= Yorkshire Post Newspapers =

English newspaper publishing company

Yorkshire Post Newspapers are publishers of the Yorkshire Post and Yorkshire Evening Post. They were based at offices in Wellington Street, in November 2012 they moved to Number 1 Leeds, Whitehall Road, where they took four floors in the managed building Leeds these were vacated in 2023, West Yorkshire. They are ultimately owned by National World.

The company was formed as "Yorkshire Conservative Newspaper Company Limited" in 1865, and published the Leeds Intelligencer (founded 1754) then published as the Yorkshire Post and Leeds Intelligencer, before it was renamed the Yorkshire Post (first published on Monday 2 July 1866).

The company acquired the Leeds Mercury in 1923 and merged it with the Yorkshire Post in 1939. The company was renamed "Yorkshire Post Newspapers" in 1969.

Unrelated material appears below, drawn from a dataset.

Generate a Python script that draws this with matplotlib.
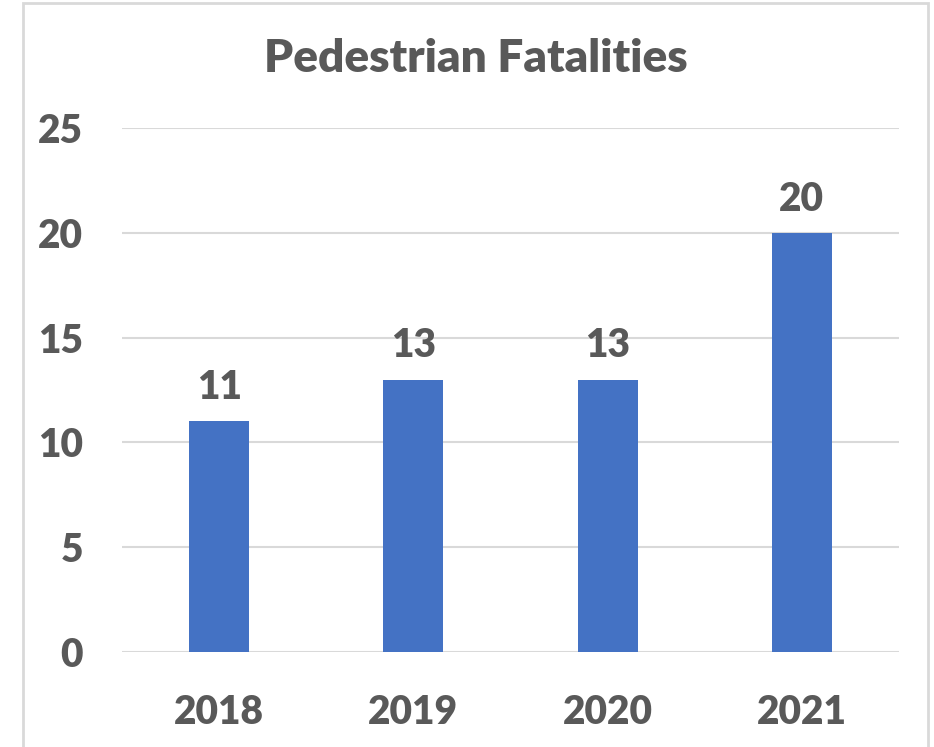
import matplotlib.pyplot as plt
from matplotlib.patches import Rectangle

years = ['2018', '2019', '2020', '2021']
fatalities = [11, 13, 13, 20]
y_ticks = [0, 5, 10, 15, 20, 25]

text_color = '#595959'
bar_color = '#4472C4'
grid_color = '#d9d9d9'
font = 'Lato'
weight = 'heavy'

fig = plt.figure(figsize=(9.34, 7.47), dpi=100)
ax = fig.add_axes([122 / 934, 1 - 652 / 747, (899 - 122) / 934, (652 - 128) / 747])

x = range(len(years))
bars = ax.bar(x, fatalities, width=0.31, color=bar_color, zorder=3)
ax.set_xlim(-0.5, len(years) - 0.5)
ax.set_ylim(0, 25)
ax.set_yticks(y_ticks)
ax.set_xticks(list(x))
ax.set_xticklabels(years)

for s in ax.spines.values():
    s.set_visible(False)
ax.grid(axis='y', color=grid_color, linewidth=1.5, zorder=0)
ax.tick_params(length=0, labelsize=28, labelcolor=text_color)
ax.tick_params(axis='y', pad=28)
ax.tick_params(axis='x', pad=30)
for lab in ax.get_xticklabels() + ax.get_yticklabels():
    lab.set_fontfamily(font)
    lab.set_fontweight(weight)

for b, v in zip(bars, fatalities):
    ax.annotate(str(v), (b.get_x() + b.get_width() / 2, v), xytext=(0, 11),
                textcoords='offset points', ha='center', va='bottom',
                fontsize=28, fontweight=weight, color=text_color, family=font)

fig.text(476 / 934, 1 - 58 / 747, 'Pedestrian Fatalities', ha='center', va='center',
         fontsize=33, fontweight=weight, color=text_color, family=font)

# chart border
fig.patches.append(Rectangle((23 / 934, -0.05), (928 - 23) / 934, 1 - 3 / 747 + 0.05,
                             transform=fig.transFigure, fill=False,
                             edgecolor=grid_color, linewidth=2))

fig.savefig('out.png', dpi=100)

The first chairman was William Beckett-Denison, from a Leeds banking family (Beckett's Bank was founded in 1774 and acquired by Westminster Bank in 1921). Successive chairmen were members of the Beckett family until the retirement of Rupert Beckett in 1950.

They also print other local titles, such as the Dewsbury Reporter, Morley Observer and Batley News.